Post subject: Re: C=Hacking Issue #8

Posted: Wed Nov 06, 2019 12:52 pm

Joined: Thu Dec 11, 2008 1:28 pm
Posts: 10940
Location: England

For context, here's a relevant snippet of the 1994 article A Different Perspective: Three-Dimensional Graphics on the C64 by Stephen Judd and George Taylor:

Quote:

"But," you may say, "we have to do the same number of multiplications to get
M as we do to apply each rotation separately! How is this supposed to
help?" This is how it is supposed to help:

1) We now have a single matrix which describes ALL the rotations.
For a single point we haven't gained much, but if we have
a lot of points (and a cube has eight), transforming every
point is now a single matrix multiplication. In other words,
if we have a lot of points to transform we get a HUGE savings
computationally.

2) We can take advantage of trigonometric identities and in so
doing make the computation of M very simple.

Computationally speaking, this is known as a "good idea".

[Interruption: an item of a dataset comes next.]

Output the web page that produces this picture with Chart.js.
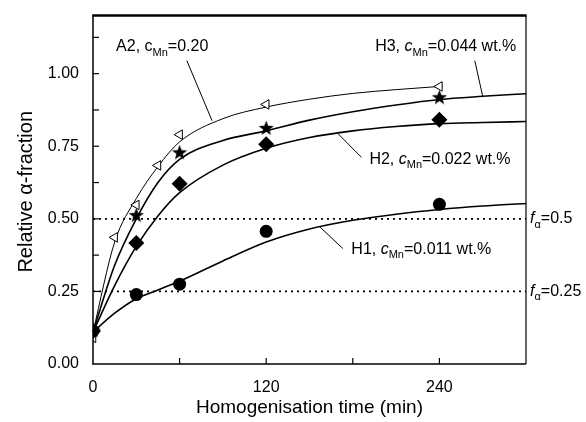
<!DOCTYPE html>
<html><head><meta charset="utf-8">
<script src="https://cdn.jsdelivr.net/npm/chart.js@4.4.0/dist/chart.umd.min.js"></script>
<style>html,body{margin:0;padding:0;background:#fff;}</style>
</head><body>
<canvas id="c" width="586" height="422"></canvas>
<script>
// ---- data ----
const sampleTimes = [0, 30, 60, 120, 240];          // min
const a2Times     = [0, 15, 30, 45, 60, 120, 240];   // min
const a2Values    = [0.09, 0.436, 0.548, 0.684, 0.79, 0.894, 0.956];
const h3Values    = [0.114, 0.511, 0.727, 0.811, 0.917];
const h2Values    = [0.114, 0.417, 0.621, 0.757, 0.841];
const h1Values    = [0.114, 0.239, 0.275, 0.457, 0.55];

const fitTimes = [0, 15, 30, 45, 60, 90, 120, 150, 180, 210, 240, 270, 300];
const a2Fit = [0.11, 0.42, 0.57, 0.68, 0.765, 0.845, 0.885, 0.912, 0.932, 0.945, 0.956];
const h3Fit = [0.11, 0.34, 0.50, 0.625, 0.705, 0.77, 0.803, 0.84, 0.869, 0.892, 0.911, 0.922, 0.931];
const h2Fit = [0.11, 0.27, 0.405, 0.51, 0.59, 0.685, 0.743, 0.78, 0.803, 0.818, 0.828, 0.832, 0.835];
const h1Fit = [0.11, 0.175, 0.225, 0.255, 0.285, 0.355, 0.42, 0.465, 0.495, 0.516, 0.532, 0.544, 0.553];

const fractionLevels = [0.5, 0.25];
const fractionLabels = ['0.5', '0.25'];
const xTickLabels = [0, 120, 240];

const FONT = '"Liberation Sans", Arial, Helvetica, sans-serif';

function pts(xs, ys) { return ys.map((y, i) => ({x: xs[i], y})); }

// filled five-pointed star marker
function makeStar(size, outer, inner) {
  const cv = document.createElement('canvas');
  cv.width = size; cv.height = size;
  const g = cv.getContext('2d');
  const c = size / 2;
  g.beginPath();
  for (let i = 0; i < 10; i++) {
    const r = i % 2 === 0 ? outer : inner;
    const a = -Math.PI / 2 + i * Math.PI / 5;
    const px = c + r * Math.cos(a), py = c + r * Math.sin(a);
    if (i === 0) g.moveTo(px, py); else g.lineTo(px, py);
  }
  g.closePath();
  g.fillStyle = '#000';
  g.fill();
  return cv;
}
const starImg = makeStar(17, 8, 3.3);

function richText(ctx, x, y, parts) {
  let cx = x;
  ctx.textBaseline = 'middle';
  ctx.textAlign = 'left';
  for (const [t, s] of parts) {
    if (s === 'sub') { ctx.font = `11px ${FONT}`; ctx.fillText(t, cx, y + 6); }
    else { ctx.font = `${s === 'i' ? 'italic ' : ''}16px ${FONT}`; ctx.fillText(t, cx, y); }
    cx += ctx.measureText(t).width;
  }
}

const annotations = [
  {text: [['A2, ', 'n'], ['c', 'n'], ['Mn', 'sub'], ['=0.20', 'n']], at: [16, 1.093], lead: [[65, 1.045], [82.5, 0.838]]},
  {text: [['H3, ', 'n'], ['c', 'i'], ['Mn', 'sub'], ['=0.044 wt.%', 'n']], at: [195.5, 1.093], lead: [[264.5, 1.045], [270, 0.922]]},
  {text: [['H2, ', 'n'], ['c', 'i'], ['Mn', 'sub'], ['=0.022 wt.%', 'n']], at: [191.5, 0.705], lead: [[170, 0.792], [186, 0.712]]},
  {text: [['H1, ', 'n'], ['c', 'i'], ['Mn', 'sub'], ['=0.011 wt.%', 'n']], at: [179, 0.395], lead: [[157, 0.473], [173, 0.398]]}
];

const decor = {
  id: 'decor',
  afterDraw(chart) {
    const ctx = chart.ctx, a = chart.chartArea;
    const xs = chart.scales.x, ys = chart.scales.y;
    ctx.save();
    ctx.strokeStyle = '#000'; ctx.fillStyle = '#000';
    const seg = (x1, y1, x2, y2, w) => { ctx.lineWidth = w; ctx.beginPath(); ctx.moveTo(x1, y1); ctx.lineTo(x2, y2); ctx.stroke(); };
    // frame
    seg(a.left, a.top, a.left, a.bottom + 0.5, 1.5);
    seg(a.left - 0.5, a.bottom, a.right, a.bottom, 1.5);
    seg(a.right, a.top, a.right, a.bottom, 1.2);
    seg(a.left - 0.75, a.top, a.right + 0.6, a.top, 2.5);
    // inward ticks
    xs.ticks.forEach(t => {
      if (t.value <= xs.min || t.value >= xs.max) return;
      const p = xs.getPixelForValue(t.value);
      seg(p, a.bottom, p, a.bottom - 6, 1.2);
    });
    ys.ticks.forEach(t => {
      if (t.value <= ys.min || t.value >= ys.max) return;
      const r = t.value / 0.125;
      if (Math.abs(r - Math.round(r)) > 1e-6) return;
      const p = ys.getPixelForValue(t.value);
      seg(a.left, p, a.left + 6, p, 1.2);
    });
    // annotations
    annotations.forEach(an => {
      const [p0, p1] = an.lead;
      seg(xs.getPixelForValue(p0[0]), ys.getPixelForValue(p0[1]), xs.getPixelForValue(p1[0]), ys.getPixelForValue(p1[1]), 1);
      richText(ctx, xs.getPixelForValue(an.at[0]), ys.getPixelForValue(an.at[1]), an.text);
    });
    fractionLevels.forEach((lv, i) => {
      richText(ctx, a.right + 4, ys.getPixelForValue(lv), [['f', 'i'], ['\u03b1', 'sub'], ['=' + fractionLabels[i], 'n']]);
    });
    // axis titles
    ctx.textAlign = 'center'; ctx.textBaseline = 'middle';
    ctx.font = `19px ${FONT}`;
    ctx.fillText('Homogenisation time (min)', (a.left + a.right) / 2, 408);
    ctx.font = `20px ${FONT}`;
    ctx.translate(26, (a.top + a.bottom) / 2 + 2);
    ctx.rotate(-Math.PI / 2);
    ctx.fillText('Relative \u03b1-fraction', 0, 0);
    ctx.restore();
  }
};

const lineDs = (data, w) => ({
  type: 'line', data, borderColor: '#000', borderWidth: w, pointRadius: 0,
  cubicInterpolationMode: 'monotone', fill: false, clip: false
});

new Chart(document.getElementById('c'), {
  type: 'scatter',
  data: {
    datasets: [
      {data: pts(sampleTimes, h1Values), pointStyle: 'circle', pointRadius: 6.5, backgroundColor: '#000', borderColor: '#000', borderWidth: 0},
      {data: pts(sampleTimes, h2Values), pointStyle: 'rectRot', pointRadius: 8, backgroundColor: '#000', borderColor: '#000', borderWidth: 0},
      {data: pts(sampleTimes, h3Values), pointStyle: starImg, pointRadius: 8},
      {data: pts(a2Times, a2Values), pointStyle: 'triangle', rotation: -90, pointRadius: 5.5, backgroundColor: '#fff', borderColor: '#000', borderWidth: 1},
      lineDs(pts(fitTimes, a2Fit), 1),
      lineDs(pts(fitTimes, h3Fit), 1.6),
      lineDs(pts(fitTimes, h2Fit), 1.6),
      lineDs(pts(fitTimes, h1Fit), 1.6),
      ...fractionLevels.map(lv => ({type: 'line', data: [{x: 0, y: lv}, {x: 300, y: lv}], borderColor: '#000', borderWidth: 1.6, borderDash: [2, 4], pointRadius: 0, fill: false}))
    ]
  },
  options: {
    responsive: false, animation: false, devicePixelRatio: 1,
    layout: {padding: {left: 0, right: 60, top: 11, bottom: 0}},
    plugins: {legend: {display: false}, tooltip: {enabled: false}},
    scales: {
      x: {
        type: 'linear', min: 0, max: 300,
        grid: {display: false}, border: {display: false},
        ticks: {stepSize: 60, color: '#000', font: {family: FONT, size: 16}, padding: 6, maxRotation: 0,
          callback: v => xTickLabels.includes(v) ? String(v) : ''},
        afterFit: s => { s.height = 58; }
      },
      y: {
        min: 0, max: 1.2,
        grid: {display: false}, border: {display: false},
        ticks: {stepSize: 0.125, color: '#000', font: {family: FONT, size: 16}, padding: 6,
          callback: v => { const r = v / 0.25; return Math.abs(r - Math.round(r)) < 1e-6 ? v.toFixed(2) : ''; }},
        afterFit: s => { s.width = 93; }
      }
    }
  },
  plugins: [decor]
});
</script>
</body></html>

To multiply the three rotation matrices together, we need to take advantage
of a few trigonometric properties. We need the two identites mentioned
earlier:

sin(a+b) = sin(a)cos(b) + cos(a)sin(b)
cos(a+b) = cos(a)cos(b) - sin(a)sin(b)

We will also use the fact that cosine is even and sine is odd, that is

cos(-a) = cos(a)
sin(-a) = -sin(a)

Using the above identities it is easy to see that

sin(a)sin(b) = (cos(a-b) - cos(a+b))/2
cos(a)cos(b) = (cos(a+b) + cos(a-b))/2
sin(a)cos(b) = (sin(a+b) + sin(a-b))/2

We are going to rotate first around the z-axis by an amount sz, then the
y-axis by an amount sy, then the x-axis by an amount sx. Why rotate in that
order? Why not.

M = XYZ

If you multiply everything out (and I encourage you to do so, not only for
practice, but also as a double-check of my work), and use the above trig
identities, the result is:

[A B C]
M = [D E F]
[G H I]

Where
A = (cos(t1)+cos(t2))/2
B = (sin(t1)-sin(t2))/2
C = sin(sy)
D = (sin(t3)-sin(t4))/2 + (cos(t6)-cos(t5)+cos(t8)-cos(t7))/4
E = (cos(t3)+cos(t4))/2 + (sin(t5)-sin(t6)-sin(t7)-sin(t8))/4
F = (sin(t9)-sin(t10))/2
G = (cos(t4)-cos(t3))/2 + (sin(t6)-sin(t5)-sin(t8)-sin(t7))/4
H = (sin(t3)+sin(t4))/2 + (cos(t6)-cos(t5)+cos(t7)-cos(t8))/4
I = (cos(t9)+cos(t10))/2

with
t1 = sy-sz
t2 = sy+sz
t3 = sx+sz
t4 = sx-sz
t5 = sx+sy+sz = sx+t2
t6 = sx-sy+sz = sx-t1
t7 = sx+sy-sz = sx+t1
t8 = sy+sz-sx = t2-sx
t9 = sy-sx
t10= sy+sx

How is this supposed to be the "simplified" version? If you look closely,
there are no multiplies. We can calculate the entire rotation matrix M in
about the same time as it would take to do two multiplications. This also
means that the associated problem with multiplications, loss of accuracy, is
now gone.

(When we multiply two vectors, indeed there are two ways of doing it, resulting in the dot product or in the cross product. But when we multiply two matrices, there's one way to do it, which results in a matrix. If we start with two square matrices, we again get a square matrix, of the same size.)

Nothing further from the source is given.